Evaluation of Caloriewise: a Northern Ireland pilot of the display of calorie information in food catering businesses

Last updated:
19 January 2015
Caloriewise is a pilot of the display of calorie information in small-medium sized catering businesses in Northern Ireland at the point consumers choose what they want to eat. The pilot explored the rationale and practical implications for food businesses and consumers’ understanding of calories.
Study duration: January 2012 to September 2013
Project code: FS307001
Contractor: University of Westminster/ Qual Quest Ltd.

Background

Overweight and obesity are significant public health issues in the UK. With one in six meals eaten outside of the home, caterers have an important role in providing information to their customers. Nutrition information enables consumers to have an informed choice and it encourages businesses to challenge the content of their menu choices. The Northern Ireland pilot has included suggestions from the previous 2009 FSA evaluation and the current Department of Health in England Responsibility Deal pledge. The pilot was targeted predominantly at small or medium sized businesses with a moderate number of outlets, the predominant food business type in the Northern Ireland context. These businesses are usually limited in their in-house technical expertise and standardisation of recipes and cooking methods. A number of UK multiples signed up to the Department of Health pledge while outlets in Northern Ireland displaying calorie information and food suppliers also shared their expertise and experience with the evaluators.

The process evaluation also investigated consumer awareness and understanding of calorie information in catering outlets and examined the role of this information in their decision-making when eating food outside the home.

Research Approach

This project was the process evaluation of a six month pilot on the display of calorie information in caterers in Northern Ireland from April 2012 to October 2012. The pilot provided an opportunity for small and medium sized caterers to trial this now established scheme in a targeted number of their outlets and with additional technical support and assistance provided by nutritionists and FSA staff.

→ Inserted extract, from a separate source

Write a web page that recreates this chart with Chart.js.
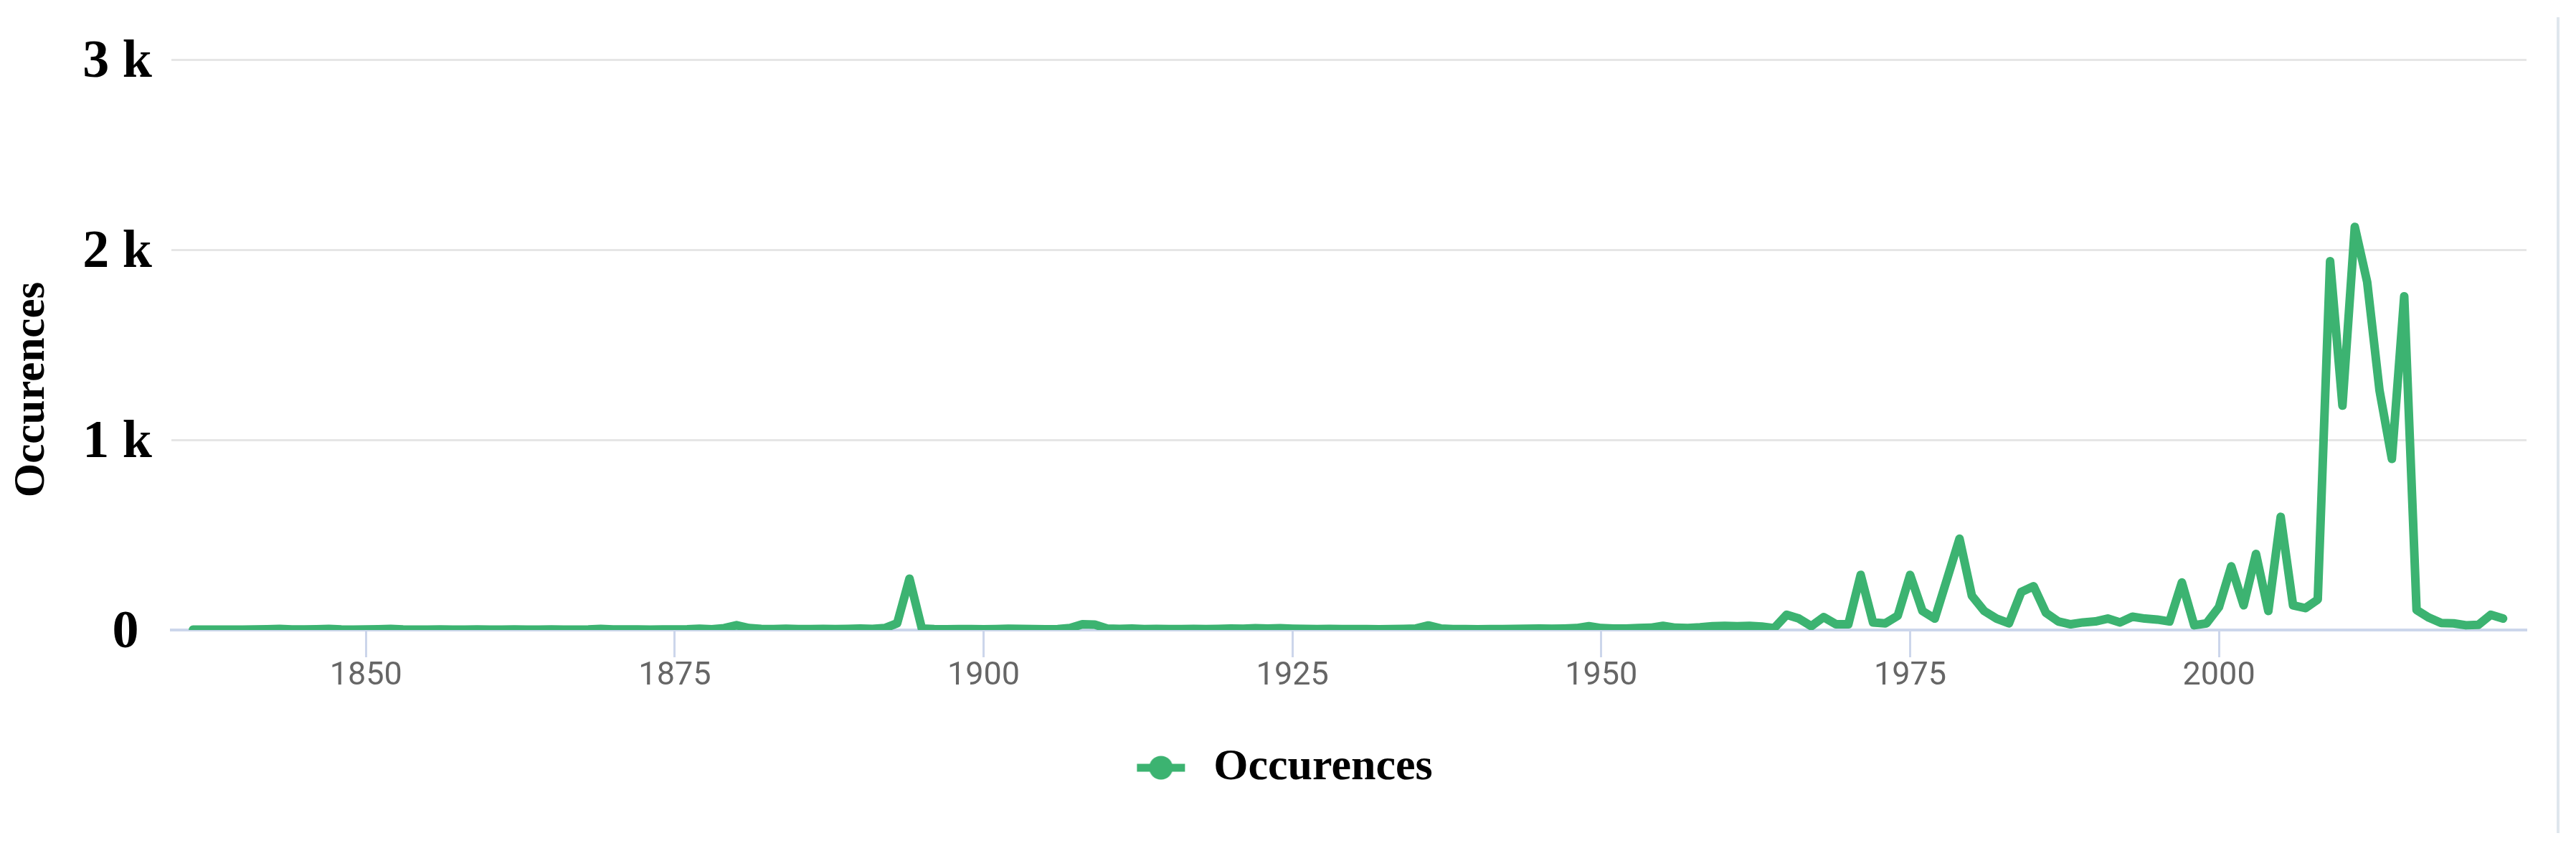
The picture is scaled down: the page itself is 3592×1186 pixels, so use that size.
<!DOCTYPE html>
<html lang="en">
<head>
<meta charset="UTF-8">
<title>Occurences per year</title>
<script src="https://cdn.jsdelivr.net/npm/chart.js"></script>
<style>
    body { margin: 0; background: #fff; }
    #wrap { position: relative; width: 3592px; height: 1186px; }
    #edge { position: absolute; left: 3565px; top: 24px; width: 4px; height: 1137px; background: #dfe6ed; }
</style>
</head>
<body>
<div id="wrap">
    <canvas id="occChart" width="3592" height="1186"></canvas>
    <div id="edge"></div>
</div>
<script>
// one value per year, starting at firstYear
const firstYear = 1836;
const occurences = [
    2, 2, 2, 2,
    2, 3, 4, 6, 3, 3, 4, 6, 3, 2,                        // 1840s
    3, 4, 6, 3, 2, 2, 3, 2, 2, 3,                        // 1850s
    2, 2, 3, 2, 2, 3, 2, 2, 3, 6,                        // 1860s
    3, 3, 3, 2, 3, 3, 4, 7, 4, 10,                       // 1870s
    25, 10, 6, 5, 7, 5, 5, 6, 5, 6,                      // 1880s
    8, 6, 10, 35, 270, 8, 5, 4, 5, 5,                    // 1890s
    4, 5, 7, 6, 5, 4, 5, 10, 30, 28,                     // 1900s
    8, 6, 8, 5, 6, 5, 5, 6, 5, 6,                        // 1910s
    8, 7, 9, 8, 9, 7, 6, 5, 6, 5,                        // 1920s
    5, 5, 4, 5, 6, 8, 24, 8, 5, 5,                       // 1930s
    4, 5, 5, 6, 7, 8, 7, 8, 10, 20,                      // 1940s
    10, 8, 8, 10, 12, 22, 12, 10, 14, 20,                // 1950s
    22, 20, 22, 18, 10, 80, 60, 20, 68, 30,              // 1960s
    30, 290, 40, 35, 75, 290, 100, 60, 270, 480,         // 1970s
    180, 100, 60, 35, 200, 230, 90, 45, 30, 40,          // 1980s
    45, 60, 40, 70, 60, 55, 45, 250, 25, 35,             // 1990s
    120, 335, 130, 400, 100, 595, 130, 115, 160, 1940,   // 2000s
    1180, 2120, 1830, 1260, 900, 1755, 105, 65, 37, 35,  // 2010s
    25, 27, 80, 60                                       // 2020s
];
const years = occurences.map((v, i) => firstYear + i);
const yTicks = [0, 1000, 2000, 3000];
const xTicks = [1850, 1875, 1900, 1925, 1950, 1975, 2000];

const green = '#3cb371';

// legend symbol: short line with a dot, like the original
function legendMarker() {
    const c = document.createElement('canvas');
    c.width = 136;
    c.height = 36;
    const g = c.getContext('2d');
    g.fillStyle = green;
    g.fillRect(60, 12.5, 67, 11);
    g.beginPath();
    g.arc(93.5, 18, 16.5, 0, Math.PI * 2);
    g.fill();
    return c;
}
const marker = legendMarker();

const yTitle = {
    id: 'yTitle',
    afterDraw(chart) {
        const ctx = chart.ctx;
        ctx.save();
        ctx.translate(45, 543);
        ctx.rotate(-Math.PI / 2);
        ctx.font = 'bold 61px "Liberation Serif"';
        ctx.fillStyle = '#000';
        ctx.textAlign = 'center';
        ctx.textBaseline = 'middle';
        ctx.fillText('Occurences', 0, 0);
        ctx.restore();
    }
};

new Chart(document.getElementById('occChart'), {
    type: 'line',
    data: {
        datasets: [{
            label: 'Occurences',
            data: years.map((y, i) => ({ x: y, y: occurences[i] })),
            borderColor: green,
            backgroundColor: green,
            borderWidth: 12,
            borderJoinStyle: 'round',
            borderCapStyle: 'round',
            pointRadius: 0,
            tension: 0,
            clip: 0
        }]
    },
    options: {
        responsive: false,
        animation: false,
        devicePixelRatio: 1,
        layout: { padding: { top: 83, right: 69, bottom: 75, left: 0 } },
        scales: {
            x: {
                type: 'linear',
                min: 1834.25,
                max: 2024.9,
                afterFit(scale) { scale.height = 100; },
                afterBuildTicks(scale) { scale.ticks = xTicks.map(v => ({ value: v })); },
                grid: {
                    drawOnChartArea: false,
                    drawTicks: true,
                    tickLength: 38,
                    tickColor: '#ccd6eb',
                    tickWidth: 3
                },
                border: { display: true, color: '#ccd6eb', width: 4 },
                ticks: {
                    padding: 0,
                    color: '#666666',
                    font: { family: 'Roboto', size: 45 },
                    maxRotation: 0,
                    callback: v => String(v)
                }
            },
            y: {
                min: 0,
                max: 3000,
                afterFit(scale) { scale.width = 239; },
                afterBuildTicks(scale) { scale.ticks = yTicks.map(v => ({ value: v })); },
                grid: {
                    drawTicks: false,
                    lineWidth: 3,
                    color: ctx => ctx.tick && ctx.tick.value === 0 ? 'rgba(0,0,0,0)' : '#e6e6e6'
                },
                border: { display: false },
                ticks: {
                    padding: 27,
                    labelOffset: 5,
                    color: '#000',
                    font: { family: 'Liberation Serif', size: 74, weight: 'bold' },
                    callback: v => v === 0 ? '0\u00a0' : (v / 1000) + ' k'
                }
            }
        },
        plugins: {
            tooltip: { enabled: false },
            legend: {
                position: 'bottom',
                labels: {
                    usePointStyle: true,
                    pointStyleWidth: 136,
                    padding: 61,
                    color: '#000',
                    font: { family: 'Liberation Serif', size: 62, weight: 'bold' },
                    generateLabels: chart => Chart.defaults.plugins.legend.labels.generateLabels(chart)
                        .map(item => Object.assign(item, { pointStyle: marker }))
                }
            }
        }
    },
    plugins: [yTitle]
});
</script>
</body>
</html>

First hand views and experiences gained of the participating caterers were captured in the process evaluation to help inform the structure of any future sustainable scheme for consumers in Northern Ireland.

The display of calorie information in a number of caterers also provided an opportunity to investigate awareness and understanding of calorie information and to examine the role of calorie information in their decision-making. The findings will inform future consumer education programmes.

The Policy Studies Institute in London was commissioned to carry out an independent evaluation of the pilot – the research objectives being:

  • to explore the rationale and implications for food businesses participating in the display of calorie information at the point of decision when eating out
  • to consider the impact of calorie information on Northern Ireland consumers’ understanding and use/application at the point of choice

The FSA is also interested in exploring the implications for UK companies with Head Offices and technical support outside of Northern Ireland and the role of the food suppliers and distributors.

The approach taken by the independent evaluators has included interviews with businesses of both Northern Ireland and UK multiples, consumer point of choice interviews and consumer focus groups. In addition an industry workshop was held to broaden engagement, and particularly to elicit business suggestions regarding future roll out of the scheme.

Results

The rationale for businesses participating in the pilot are:

• improving public health,
• remaining competitive
• preparing for future legislation

The practical implications for businesses included:
• the understanding of technical expertise
• standardising of recipes
• understanding of the complexity of information in a format needed to process by nutritionists
• obtaining calorie information from suppliers and manufacturers

Largest cost was staff time in preparing the information for calorie counts with some cost saving reported with smaller portions and consistency in preparation. Changes to preparation and practices were minimal and included changes to types and quantities of ingredients and ongoing programmes of menu reformulation. There is scope for further support and promotion of the scheme.

Few consumers interviewed at point of choice used the information in making their choices with contextual and perceptual factors. With context, regular customers did not look at the menus or when they did they appeared to read but not notice the calorie information. Eating out is either functional eating and social/leisure eating with consumers more receptive to calorie information in functional settings. Currently, few people are using the information with the perception that calories relate to dieting and weight loss and see the issue as only associated with women.

Recommendations for future business engagement include:

  • a communications strategy tailored to different business rationale
  • detailed guidance on display and promotional materials
  • involvement of suppliers
  • training of catering staff
  • business support in offering lower calorie options

For consumers, a public health campaign to raise awareness which is health-focused, with practical suggestions on how to use the calorie information, is recommended. Further suggestions include different approaches to customer groups and use of a variety of media, with the involvement of a number of agencies.